# gear ratios



## shinerman77 (Nov 15, 2007)

I got into a discussion with bassaddict about gear ratios and differnt reels. I say that the reel doesn't really matter. Unless it is a really cheap reel that is designed for one use only. All the reels that are out there with different gear ratios or different metals or bearings and such. I say that it is all in preferance. i don't think that the ratio or the metal or how many bearings are in the reel is going to help you catch fish. I have a BPS Bill Dance combo and a diawa procaster 100b. I like them both. I use the bill dance for worming and I use the diawa for heavier baits. Bassaddict Just got that new reel with the twitching bar. I say it is just an up grade from the rest to make life easy. What are your opinons?


----------



## Jim (Nov 15, 2007)

You both have valid points. I think you are correct that the reel will not help you catch fish. A $9 zebco 33 will catch allot of fish day in and day out. But if you ever fish...really fish an expensive reel and a not so expensive reel on the same rod with the same line, and the same lure. I think you will see that the more expensive reel will feel more.....refined, and polished. I dont think you will find the same smoothness and tolerances on a $50 reel when comapared to a $100+reel. Manufacturers have to cut corners somewhere when trying to produce a product at a certain price point. Shimano will not throw the same quality bearings and gears that they put in a calcutta or Stella in a spyrex or calyx. The twitchin bar Daiwa I have mixed feelings on. I had the Viento and played with the twitchin bar when I first got it. Then I started using the reel never touching the bar unless it caught my eye or soemone asked about it. Some love it, some think its a gimmick.

Abu Garcia had a reel once that had a plastic piece move up and down to stop the spool from spinning so it would not backlash...anyone remember the name? Xmytruck had that reel...now that was a joke.


----------



## Popeye (Nov 29, 2007)

Big difference in catching and landing fish. Put your lure or bait in front of a fish and you can catch him. If you can't cast there you ain't gonna catch one. More bearings and better materials means a smoother and farther cast with more control on the retrieve and better drag adjustments. Plus better materials means they last longer (generally).

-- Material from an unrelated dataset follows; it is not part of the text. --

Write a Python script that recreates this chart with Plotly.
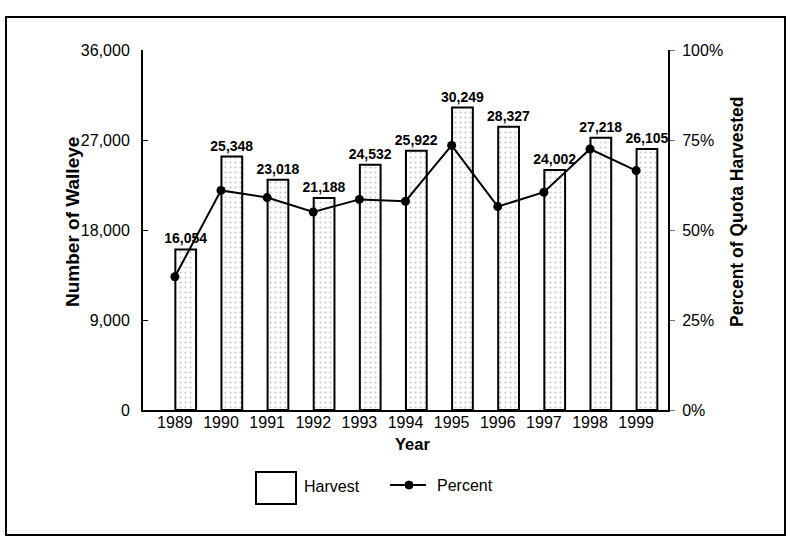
import plotly.graph_objects as go

years = ["1989", "1990", "1991", "1992", "1993", "1994", "1995", "1996", "1997", "1998", "1999"]
harvest = [16054, 25348, 23018, 21188, 24532, 25922, 30249, 28327, 24002, 27218, 26105]
percent = [37, 61, 59, 55, 58.5, 58, 73.5, 56.5, 60.5, 72.5, 66.5]
harvest_labels = [f"{v:,}" for v in harvest]
left_ticks = [0, 9000, 18000, 27000, 36000]
left_tick_text = ["0", "9,000", "18,000", "27,000", "36,000"]
right_ticks = [0, 25, 50, 75, 100]
right_tick_text = ["0%", "25%", "50%", "75%", "100%"]

FONT = "Liberation Sans, Arial, sans-serif"
W, H = 791, 538
L, R, T, B = 143, 668, 50, 410


def px(x):
    return (x - L) / (R - L)


def py(y):
    return (B - y) / (B - T)


fig = go.Figure()
fig.add_trace(go.Bar(
    x=years, y=harvest, name="Harvest",
    width=0.45, offset=0.01,
    marker=dict(color="white", line=dict(color="black", width=2),
                pattern=dict(shape=".", fgcolor="#8a8a8a", bgcolor="white", size=5, solidity=0.15)),
    text=harvest_labels, textposition="outside", cliponaxis=False, constraintext="none",
    textfont=dict(family=FONT, size=14, color="black", weight="bold"),
    showlegend=False,
))
fig.add_trace(go.Scatter(
    x=years, y=percent, name="Percent", yaxis="y2",
    mode="lines+markers",
    line=dict(color="black", width=2),
    marker=dict(color="black", size=9),
    showlegend=False,
))

shapes = [
    # outer frame
    dict(type="rect", xref="paper", yref="paper",
         x0=px(6), x1=px(785), y0=py(535), y1=py(17),
         line=dict(color="black", width=2), fillcolor="rgba(0,0,0,0)"),
    # legend: harvest box
    dict(type="rect", xref="paper", yref="paper",
         x0=px(256), x1=px(296), y0=py(504), y1=py(472),
         line=dict(color="black", width=2), fillcolor="white"),
    # legend: percent line
    dict(type="line", xref="paper", yref="paper",
         x0=px(390), x1=px(426), y0=py(485), y1=py(485),
         line=dict(color="black", width=2)),
    dict(type="circle", xref="paper", yref="paper",
         x0=px(405), x1=px(413), y0=py(489), y1=py(481),
         line=dict(color="black", width=1), fillcolor="black"),
]

annotations = [
    dict(text="Harvest", xref="paper", yref="paper", x=px(302), y=py(487),
         xanchor="left", yanchor="middle", showarrow=False,
         font=dict(family=FONT, size=16, color="black")),
    dict(text="Percent", xref="paper", yref="paper", x=px(435), y=py(485),
         xanchor="left", yanchor="middle", showarrow=False,
         font=dict(family=FONT, size=16, color="black")),
    dict(text="<b>Number of Walleye</b>", xref="paper", yref="paper", x=px(72), y=py(222),
         xanchor="center", yanchor="middle", textangle=-90, showarrow=False,
         font=dict(family=FONT, size=19, color="black")),
    dict(text="<b>Percent of Quota Harvested</b>", xref="paper", yref="paper", x=px(737), y=py(212),
         xanchor="center", yanchor="middle", textangle=-90, showarrow=False,
         font=dict(family=FONT, size=17.5, color="black")),
    dict(text="<b>Year</b>", xref="paper", yref="paper", x=px(412), y=py(444),
         xanchor="center", yanchor="middle", showarrow=False,
         font=dict(family=FONT, size=16.5, color="black")),
]

fig.update_layout(
    width=W, height=H,
    margin=dict(l=L, r=W - R, t=T, b=H - B),
    paper_bgcolor="white", plot_bgcolor="white",
    font=dict(family=FONT, size=16, color="black"),
    showlegend=False,
    xaxis=dict(
        type="category", showline=True, linecolor="black", linewidth=2,
        ticks="", tickfont=dict(family=FONT, size=16), showgrid=False,
        ticklabelstandoff=-3,
    ),
    yaxis=dict(
        range=[0, 36000], tickvals=left_ticks, ticktext=left_tick_text,
        showline=True, linecolor="black", linewidth=2, showgrid=False,
        ticks="inside", ticklen=5, tickcolor="black", ticklabelstandoff=8,
        tickfont=dict(family=FONT, size=16), zeroline=False,
    ),
    yaxis2=dict(
        range=[0, 100], tickvals=right_ticks, ticktext=right_tick_text,
        overlaying="y", side="right",
        showline=True, linecolor="black", linewidth=2, showgrid=False,
        ticks="outside", ticklen=5, tickcolor="#777", ticklabelstandoff=4,
        tickfont=dict(family=FONT, size=16), zeroline=False,
    ),
    shapes=shapes,
    annotations=annotations,
)

fig.write_html("out.html", config={"displayModeBar": False},
               post_script="document.body.style.margin='0px';")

Gear ratios for most of us become a preference in my opinion. I know I would like a higher gear ratio on my lead core rod cause reeling in 100yds of 27lb lead core, 100yds of 30lb Power Pro and 50 feet of 20lb mono leader is tiring enuff, add a 15lb King Salmon and it'll just wear you out with that 3.6:1 330GTi. Even on my ultralights I have a 4.6:1 and a 3.5:1 and notice I really have to crank more to achieve the same action with my lures. Makes swapping back and forth more tedious.


----------



## Popeye (Nov 29, 2007)

Sorry. Can't for the life of me figure out why my computer decided to repost this... 26 minutes after the first time.


----------



## Bryan_VA (Nov 30, 2007)

To me gear ratios mean nothing. I couldn't tell you the gear ratio on a single one of my reels. Just one more thing I don't need to be thinking about when I'm trying to catch some fish. :wink:


----------



## Jim (Nov 30, 2007)

Bryan_VA said:


> To me gear ratios mean nothing. I couldn't tell you the gear ratio on a single one of my reels. Just one more thing I don't need to be thinking about when I'm trying to catch some fish. :wink:



I sort of agree. I had a Zillion burner, but traqded it for a metanium MG regular. I think if you are concentrating on the bait presentation itself you can make it do what you want by either slowing down or speeding it up. IMO.


----------



## Popeye (Nov 30, 2007)

Bryan,

For most of my general use reels I don't take the gear ratio into account when buying either. I'm just saying that if you use one regularly and switch to a lower gear ratio, you'll see the difference and have to change your reeling spped to maintian the same lure action. Like with my ultralights, switching between the 4.6:1 and a 3.5:1 reels requires me to change my cranking speed to get the same action. It's not a hard thing to do but sometimes feels a little weird escpecially after 2-3 hours with one before switching.


----------



## Jim (Nov 30, 2007)

Some baits like swim baits need to be crawled...That would be painful doing it for a couple of hours on a burner type reel. You would get tired and give up after a bit. Then on the other hand if you are burning spinnerbaits with a slow reel (5.1) or something like that, you would burn yourself out quickly too.

So to solve the problem we need a ton of reels


----------



## redbug (Nov 30, 2007)

Jim said:


> So to solve the problem we need a ton of reels



WOW I just got a great idea! If I tell people they need different reels for each presentation they will buy a bunch and i can make millions! 
now all i need are names for them

lets try the *crawler* 3.1to 1 for that super slow type fishing 
or the *free for all* 5.3 to 1 for general use but sell these in 3 packs to get my numbers up 
and last the *warp drive* 7.1 to 1 for top water add a micro chip with scotty saying "I'm giving it all shes got captian"


----------



## Jim (Nov 30, 2007)

Cmon guys, Remember when we were young we had one rod for everything? You cherished that rod like it was a family member. Now....I cant stuff one more in my rod locker, but I keep on buying more...Sick man....Sick. LOL!


----------



## redbug (Nov 30, 2007)

I agree we are all nuts!!! 
I saw an add for fish hooks that read : Not for the average fisherman,
They cost about a dollar more than the other hooks but they were flying off the shelves 
If you build it they will sell.


----------



## BassAddict (Nov 30, 2007)

Shinerman calls my stuff an "upgrade" when in actuallity its not its just diffrent, my favorite setup is still my 5.4:1 mh extreme that i use for wormin'. My new megaforce is a 7.1:1 which is not at all suited for wormin' but has gotten me into trying to learn buzzbaits and spinner baits, try fishing them on a 5.4:1, is exausting!!! My point to all this rambleing is why should I just keep buying the same ole standard 6.3:1 reel... just to get a new better reel? That would be an "upgrade" and a waste of money, but by buying diffrent gear ratios it does 2 things: satisfyes my equipment buying fetish   and adds something diffrent to my arsonal for me to learn. And even though i hate spinning gear im currently looking at the shimano spirex just to have a spinning rig in my arsonal and hopefully learn to like spinning equipment.


----------



## Bryan_VA (Nov 30, 2007)

Jim said:


> So to solve the problem we need a ton of reels



I like your rationale


----------